The red in Nikolai’s face could only be matched by Shelby’s, which was nearly purple with mortification.

If you keep track of those types of things, yes, the writer head hops between Shelby, Nikolai and some unknown narrator, but this is one of the best scenes in the book and is a good example of an inciting incident. Being a romance, we already know that their next step is to get to know each other on their way to falling in love, but the inciting incident gives them a reason to do that. Both were content living out their lives married, but not knowing each other until they experienced an emotion they didn’t like. The emotion is embarrassment. Duty aside, who wants to admit to people that she is married to someone she doesn’t know?

Look at the inciting incident. If the character isn’t motivated by emotion, then the inciting incident needs work. We aren’t looking for a logical response, so it doesn’t even have to make logical sense, but the reader needs to understand that the character’s emotions are moving him forward. It does help if the reader recognizes the emotional response as one she would have in the same situation, but it is not an absolute requirement.

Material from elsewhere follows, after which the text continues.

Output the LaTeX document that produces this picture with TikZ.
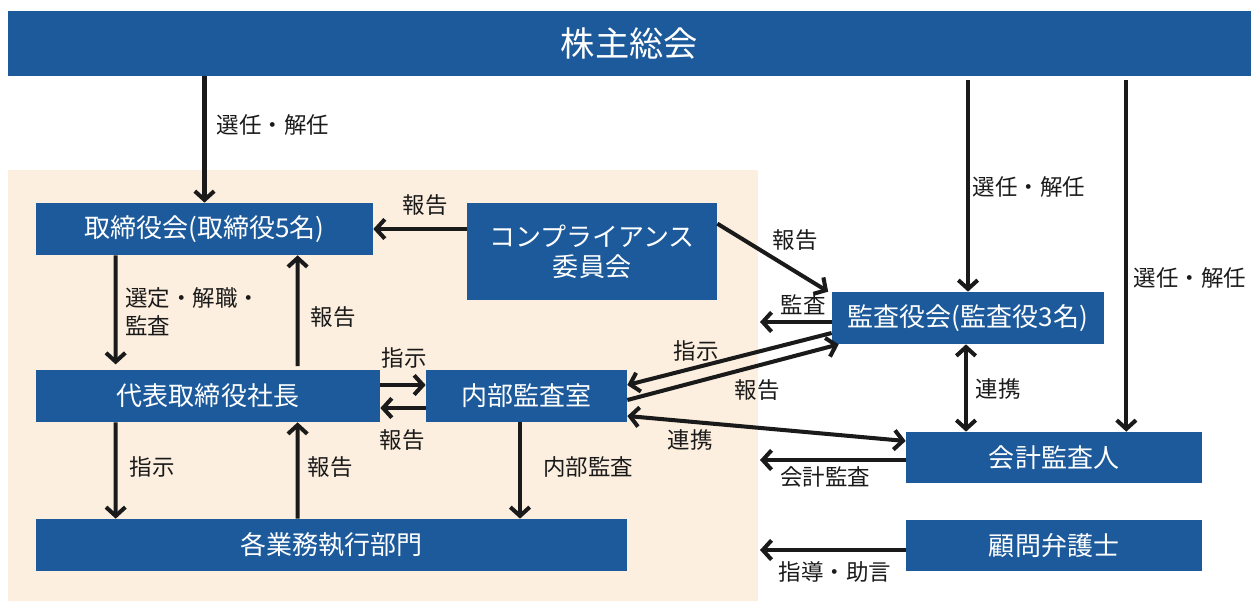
\documentclass[tikz,border=0pt]{standalone}
\usepackage{fontspec}
\setmainfont{Noto Sans CJK JP}
\usetikzlibrary{arrows.meta}
\definecolor{boxblue}{RGB}{28,90,155}
\definecolor{peach}{RGB}{253,239,223}
\definecolor{ink}{RGB}{26,26,26}

\begin{document}
\begin{tikzpicture}[x=0.02cm, y=-0.02cm]
\tikzstyle{box}=[fill=boxblue, text=white, font=\fontsize{14.8}{17}\selectfont, inner sep=0pt, minimum height=1.04cm];
\tikzstyle{lbl}=[text=ink, font=\fontsize{12.8}{16}\selectfont, inner sep=0pt];
\tikzstyle{arr}=[draw=ink, line width=2.3pt, -{Straight Barb[length=5pt,width=11pt]}];
\tikzstyle{arrs}=[arr, {Straight Barb[length=5pt,width=11pt]}-{Straight Barb[length=5pt,width=11pt]}];
\useasboundingbox (0,0) rectangle (1259,613);
\fill[peach] (8,170) rectangle (758,601);
\node [box, minimum width=24.86cm, minimum height=1.3cm, font=\fontsize{19.5}{22}\selectfont] (sokai) at (629.5, 43.5) {株主総会};
\node [box, minimum width=6.74cm] (torishimari) at (204.5, 229) {取締役会(取締役5名)};
\node [box, minimum width=5cm, minimum height=1.94cm, align=center] (comp) at (592, 251.5) {コンプライアンス\\委員会};
\node [box, minimum width=6.88cm] (shacho) at (208, 396) {代表取締役社長};
\node [box, minimum width=4.02cm] (naibu) at (526.5, 396) {内部監査室};
\node [box, minimum width=11.82cm] (bumon) at (331.5, 545) {各業務執行部門};
\node [box, minimum width=5.44cm] (kansayaku) at (968, 318) {監査役会(監査役3名)};
\node [box, minimum width=5.92cm, minimum height=1.02cm] (kaikei) at (1054, 457.5) {会計監査人};
\node [box, minimum width=5.92cm, minimum height=1.02cm] (komon) at (1054, 545.5) {顧問弁護士};
\coordinate (kansaL) at (760, 322);
\coordinate (kaikeiL) at (760, 460);
\coordinate (komonL) at (760, 550);
% shareholders
\draw [arr] (sokai.south -| torishimari.north) -- (torishimari.north);
\draw [arr, shorten <=2pt] (sokai.south -| kansayaku.north) -- (kansayaku.north);
\draw [arr, shorten <=2pt] ([xshift=-1.52cm]sokai.south -| kaikei.north east) -- ([xshift=-1.52cm]kaikei.north east);
% board
\draw [arr] (torishimari.east -| comp.west) -- (torishimari.east);
\draw [arr] ([yshift=-0.42cm]comp.north east) -- ([xshift=-2pt]kansayaku.north west);
\draw [arr, shorten >=3pt] ([xshift=1.6cm]torishimari.south west) -- ([xshift=1.6cm]shacho.north west);
\draw [arr] ([xshift=5.24cm,yshift=2pt]shacho.north west) -- ([xshift=5.24cm]torishimari.south west);
\draw [arr] ([yshift=0.22cm]shacho.east) -- ([yshift=0.22cm]naibu.west);
\draw [arr] ([yshift=-0.24cm]naibu.west) -- ([yshift=-0.24cm]shacho.east);
\draw [arr] ([xshift=1.6cm]shacho.south west) -- ([xshift=1.6cm]bumon.north west);
\draw [arr] ([xshift=5.24cm]bumon.north west) -- ([xshift=5.24cm]shacho.south west);
\draw [arr] ([xshift=-0.13cm]naibu.south) -- ([xshift=-0.13cm]naibu.south |- bumon.north);
% auditors
\draw [arr] (kansayaku.west |- kansaL) -- (kansaL);
\draw [arr] ([yshift=-0.3cm]kansayaku.west) -- ([yshift=0.22cm]naibu.east);
\draw [arr] ([yshift=-0.08cm]naibu.east) -- ([xshift=4pt]kansayaku.south west);
\draw [arrs] ([yshift=-0.4cm]naibu.east) -- ([yshift=0.33cm]kaikei.west);
\draw [arrs] ([xshift=-0.04cm]kansayaku.south) -- ([xshift=-0.04cm]kansayaku.south |- kaikei.north);
\draw [arr] (kaikei.west |- kaikeiL) -- (kaikeiL);
\draw [arr] (komon.west |- komonL) -- (komonL);
% labels
\node [lbl] (l1) at (273, 125) {選任・解任};
\node [lbl] (l2) at (1029, 187) {選任・解任};
\node [lbl] (l3) at (1190, 278) {選任・解任};
\node [lbl] (l4) at (425, 205) {報告};
\node [lbl] (l5) at (795, 240) {報告};
\node [lbl] (l6) at (803, 305) {監査};
\node [lbl] (l7) at (696, 351) {指示};
\node [lbl] (l8) at (757, 390) {報告};
\node [lbl] (l9) at (690, 440) {連携};
\node [lbl] (l10) at (998, 389) {連携};
\node [lbl] (l11) at (825, 477) {会計監査};
\node [lbl] (l12) at (835, 572) {指導・助言};
\node [lbl, anchor=north west, align=left, font=\fontsize{12.8}{16}\selectfont] (l13) at (125, 287) {選定・解職・\\監査};
\node [lbl] (l14) at (333, 317) {報告};
\node [lbl] (l15) at (404, 358) {指示};
\node [lbl] (l16) at (402, 440) {報告};
\node [lbl] (l17) at (152, 467) {指示};
\node [lbl] (l18) at (330, 467) {報告};
\node [lbl] (l19) at (588, 467) {内部監査};
\end{tikzpicture}
\end{document}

In the Where the Red Fern Grows example, we may not have the same desire for a dog, but we can understand that someone might have that desire. Our goal with an inciting incident is to give the reader a reason to cheer the protagonist on in doing what she is doing to accomplish her goals.

Blake Snyder describes the inciting incident as the first place where something happens. Ironically, in The Princess, it seems like there’s lots of stuff happening before the inciting incident. Shelby goes from being single to being a married princess. That seems pretty significant, but all of that is just part of what it is to be Shelby. It is a natural progression for her to agree to marry the prince. It is only after the embarrassing moment at breakfast that Shelby realizes that she is going to have to take action to change her situation. For the first time we see her do something that steps away from the Shelby we see at the beginning of the book.